If he were able to separate Trump’s policies from his personality, he would realize that almost half of American voters want nothing to do with Democrats hard turn left, as shown by the views of Cortez
and Biden’s vice president.
Insulting voters intelligence just illustrates Mr. Dyer’s arrogance and condescension.
The blue wave never happened, and if the senate vote retains a Republican majority then the Dems left wing agenda will be very difficult to achieve .

Fescue

I’m not a big follower of U.S. politics, but maybe you’re right: that the great things Trump did were drowned out by the noise of his personality. Actions so significant, that half the population could overlook his behaviour to vote for him.
Surely, half the population wasn’t afraid of ‘The Left’ (whatever that means to the well-indoctrinated)?
Could you share, zulu1, what those great things might have been? (That is, what did he do that was good for most citizens of the U.S.?)

jonbacc

Zulu… I believe Cortez is still simply 1 vote out of 435 in the House of Representatives… you sound just as fearful of her as Trump is!! She lives in a NYC district (aka riding) that has a Hispanic majority, so is it a surprise she got elected in 2018 and then re-elected last week?!

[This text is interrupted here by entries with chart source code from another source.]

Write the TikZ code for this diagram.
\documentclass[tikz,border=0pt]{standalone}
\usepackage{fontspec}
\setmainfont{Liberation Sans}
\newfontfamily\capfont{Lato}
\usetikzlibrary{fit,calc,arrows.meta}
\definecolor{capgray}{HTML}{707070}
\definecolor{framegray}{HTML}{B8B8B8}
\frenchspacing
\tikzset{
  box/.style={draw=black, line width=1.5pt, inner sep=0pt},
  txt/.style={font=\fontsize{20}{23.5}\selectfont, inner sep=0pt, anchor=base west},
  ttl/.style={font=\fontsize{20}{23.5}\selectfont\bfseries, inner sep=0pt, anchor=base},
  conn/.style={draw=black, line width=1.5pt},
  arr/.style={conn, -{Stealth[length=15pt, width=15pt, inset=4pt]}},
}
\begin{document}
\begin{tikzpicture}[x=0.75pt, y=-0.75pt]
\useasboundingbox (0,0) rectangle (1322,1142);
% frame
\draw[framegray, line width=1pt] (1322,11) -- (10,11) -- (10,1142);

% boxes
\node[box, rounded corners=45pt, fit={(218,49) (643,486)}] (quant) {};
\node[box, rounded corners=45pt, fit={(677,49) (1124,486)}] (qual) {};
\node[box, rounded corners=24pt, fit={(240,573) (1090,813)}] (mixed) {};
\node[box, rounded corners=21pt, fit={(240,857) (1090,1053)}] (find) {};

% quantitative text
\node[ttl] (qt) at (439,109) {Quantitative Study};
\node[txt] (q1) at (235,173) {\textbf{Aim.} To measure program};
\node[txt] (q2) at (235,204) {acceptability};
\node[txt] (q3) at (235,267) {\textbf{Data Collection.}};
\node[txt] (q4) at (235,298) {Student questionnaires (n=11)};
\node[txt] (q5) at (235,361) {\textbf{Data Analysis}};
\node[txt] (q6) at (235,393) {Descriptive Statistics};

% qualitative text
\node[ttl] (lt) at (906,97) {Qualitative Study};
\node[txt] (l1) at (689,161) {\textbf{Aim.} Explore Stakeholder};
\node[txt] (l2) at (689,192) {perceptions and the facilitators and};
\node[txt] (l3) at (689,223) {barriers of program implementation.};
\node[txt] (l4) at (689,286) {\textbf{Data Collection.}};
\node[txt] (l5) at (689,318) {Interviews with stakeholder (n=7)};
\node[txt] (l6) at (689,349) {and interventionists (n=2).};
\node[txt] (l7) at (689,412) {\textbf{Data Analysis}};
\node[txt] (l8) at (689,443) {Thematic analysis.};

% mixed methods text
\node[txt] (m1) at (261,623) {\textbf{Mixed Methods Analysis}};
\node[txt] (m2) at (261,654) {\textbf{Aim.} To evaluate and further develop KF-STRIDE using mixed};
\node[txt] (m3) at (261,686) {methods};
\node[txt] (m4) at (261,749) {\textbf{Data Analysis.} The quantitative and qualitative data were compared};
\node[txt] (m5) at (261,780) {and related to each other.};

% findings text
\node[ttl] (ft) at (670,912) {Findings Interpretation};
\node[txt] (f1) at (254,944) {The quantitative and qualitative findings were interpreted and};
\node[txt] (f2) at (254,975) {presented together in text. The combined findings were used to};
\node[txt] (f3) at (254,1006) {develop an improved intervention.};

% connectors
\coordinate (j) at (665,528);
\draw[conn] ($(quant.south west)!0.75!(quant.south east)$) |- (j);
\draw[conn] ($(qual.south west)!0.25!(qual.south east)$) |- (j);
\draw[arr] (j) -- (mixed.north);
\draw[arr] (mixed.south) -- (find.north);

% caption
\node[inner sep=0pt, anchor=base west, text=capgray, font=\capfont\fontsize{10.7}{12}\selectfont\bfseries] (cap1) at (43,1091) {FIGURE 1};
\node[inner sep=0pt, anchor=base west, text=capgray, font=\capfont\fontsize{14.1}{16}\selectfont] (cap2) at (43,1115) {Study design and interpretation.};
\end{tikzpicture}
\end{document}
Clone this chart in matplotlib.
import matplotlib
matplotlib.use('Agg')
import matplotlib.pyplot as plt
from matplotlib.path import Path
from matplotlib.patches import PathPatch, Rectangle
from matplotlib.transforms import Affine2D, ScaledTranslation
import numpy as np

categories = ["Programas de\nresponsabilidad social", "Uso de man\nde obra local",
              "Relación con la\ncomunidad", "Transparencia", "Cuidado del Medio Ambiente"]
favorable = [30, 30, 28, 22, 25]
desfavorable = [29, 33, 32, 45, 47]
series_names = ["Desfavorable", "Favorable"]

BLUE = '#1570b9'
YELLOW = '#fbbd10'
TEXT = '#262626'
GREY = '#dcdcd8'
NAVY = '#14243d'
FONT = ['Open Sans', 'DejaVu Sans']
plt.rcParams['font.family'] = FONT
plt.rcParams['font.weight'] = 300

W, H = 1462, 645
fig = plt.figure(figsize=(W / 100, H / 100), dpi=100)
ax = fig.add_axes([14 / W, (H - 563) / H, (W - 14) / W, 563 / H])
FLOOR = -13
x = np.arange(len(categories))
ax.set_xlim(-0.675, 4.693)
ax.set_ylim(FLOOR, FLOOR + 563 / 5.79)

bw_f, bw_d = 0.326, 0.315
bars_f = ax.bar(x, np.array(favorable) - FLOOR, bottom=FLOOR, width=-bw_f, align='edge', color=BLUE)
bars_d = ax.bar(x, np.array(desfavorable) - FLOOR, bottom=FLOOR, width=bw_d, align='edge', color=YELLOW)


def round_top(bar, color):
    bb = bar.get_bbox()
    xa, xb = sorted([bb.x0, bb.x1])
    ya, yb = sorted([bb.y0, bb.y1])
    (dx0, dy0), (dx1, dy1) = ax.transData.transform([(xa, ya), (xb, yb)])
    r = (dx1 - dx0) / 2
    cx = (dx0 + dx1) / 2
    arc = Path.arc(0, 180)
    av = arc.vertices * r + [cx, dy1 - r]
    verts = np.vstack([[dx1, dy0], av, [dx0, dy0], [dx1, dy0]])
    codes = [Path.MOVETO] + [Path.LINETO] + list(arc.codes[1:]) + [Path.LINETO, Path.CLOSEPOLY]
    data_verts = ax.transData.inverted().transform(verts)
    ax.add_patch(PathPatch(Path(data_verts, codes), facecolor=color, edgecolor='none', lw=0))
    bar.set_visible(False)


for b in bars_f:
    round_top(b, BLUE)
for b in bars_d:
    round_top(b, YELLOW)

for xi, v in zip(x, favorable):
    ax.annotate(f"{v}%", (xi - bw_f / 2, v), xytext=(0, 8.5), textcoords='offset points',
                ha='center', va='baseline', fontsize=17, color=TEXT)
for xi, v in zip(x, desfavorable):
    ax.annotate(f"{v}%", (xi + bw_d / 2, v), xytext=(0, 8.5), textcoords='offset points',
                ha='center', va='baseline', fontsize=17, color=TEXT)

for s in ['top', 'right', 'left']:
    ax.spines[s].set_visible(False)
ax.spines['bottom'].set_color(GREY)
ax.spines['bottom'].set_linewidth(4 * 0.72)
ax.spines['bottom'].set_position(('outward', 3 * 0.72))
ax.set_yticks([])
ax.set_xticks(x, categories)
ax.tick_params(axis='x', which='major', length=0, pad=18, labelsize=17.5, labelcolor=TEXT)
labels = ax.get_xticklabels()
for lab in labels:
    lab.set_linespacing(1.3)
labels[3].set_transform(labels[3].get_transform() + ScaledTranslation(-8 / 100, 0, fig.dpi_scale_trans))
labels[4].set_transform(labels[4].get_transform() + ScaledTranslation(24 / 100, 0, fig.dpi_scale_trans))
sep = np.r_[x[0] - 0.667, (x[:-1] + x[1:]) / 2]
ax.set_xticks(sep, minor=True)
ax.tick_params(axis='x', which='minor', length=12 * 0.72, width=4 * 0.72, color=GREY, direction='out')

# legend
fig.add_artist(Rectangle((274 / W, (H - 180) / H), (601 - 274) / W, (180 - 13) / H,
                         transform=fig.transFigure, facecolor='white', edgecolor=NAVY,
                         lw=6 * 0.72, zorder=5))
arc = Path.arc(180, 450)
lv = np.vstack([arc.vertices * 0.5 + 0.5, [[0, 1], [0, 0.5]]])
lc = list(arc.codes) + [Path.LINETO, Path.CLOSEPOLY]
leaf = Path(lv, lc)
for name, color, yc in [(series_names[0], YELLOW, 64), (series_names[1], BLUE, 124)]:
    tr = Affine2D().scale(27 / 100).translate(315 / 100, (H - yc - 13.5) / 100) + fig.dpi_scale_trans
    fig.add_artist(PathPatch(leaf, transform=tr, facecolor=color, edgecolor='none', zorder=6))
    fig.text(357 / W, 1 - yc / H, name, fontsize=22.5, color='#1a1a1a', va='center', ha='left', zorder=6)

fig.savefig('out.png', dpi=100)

And yes, I’ll also await your response to what Fescue asked you…

biff

amazing the chorus that sings the praises of trump policies. how great the economy, only it isn’t, and other such generalities, but no specifics. and, how is the character of a person to be overlooked? a self proclaimed sexual assaulter, only he minimises that by calling it grabbing; a person with a long history of cheating people out of contractual obligations…in other words, a thief; a racist; a sleaze; a liar; a stunted and woefully immature being, mostly about as mentally and emotionally evolved as an early adolescent, and often akin to a 2-3 year old; a tax cheat; a dictator at heart; sundry criminal charges await him…but, hey, let us overlook these minor tidbits and focus on all the great policies. pathetic. not that this is the first creep to become president of the usa, but he just might be the creepiest creep of them all.

Southern Albertan

Here’s an interesting take on ‘Senates’ and “the conservative bias of the U.S. constitution,’ on Nov. 9/20 at: http://www.albertapolitics.ca
“U.S. Election Exposes ‘Triple-E’ Senate Myth Once And For All As A Democratic Disaster”

Resolute

If I may be so familiar, Dyer is so full of it.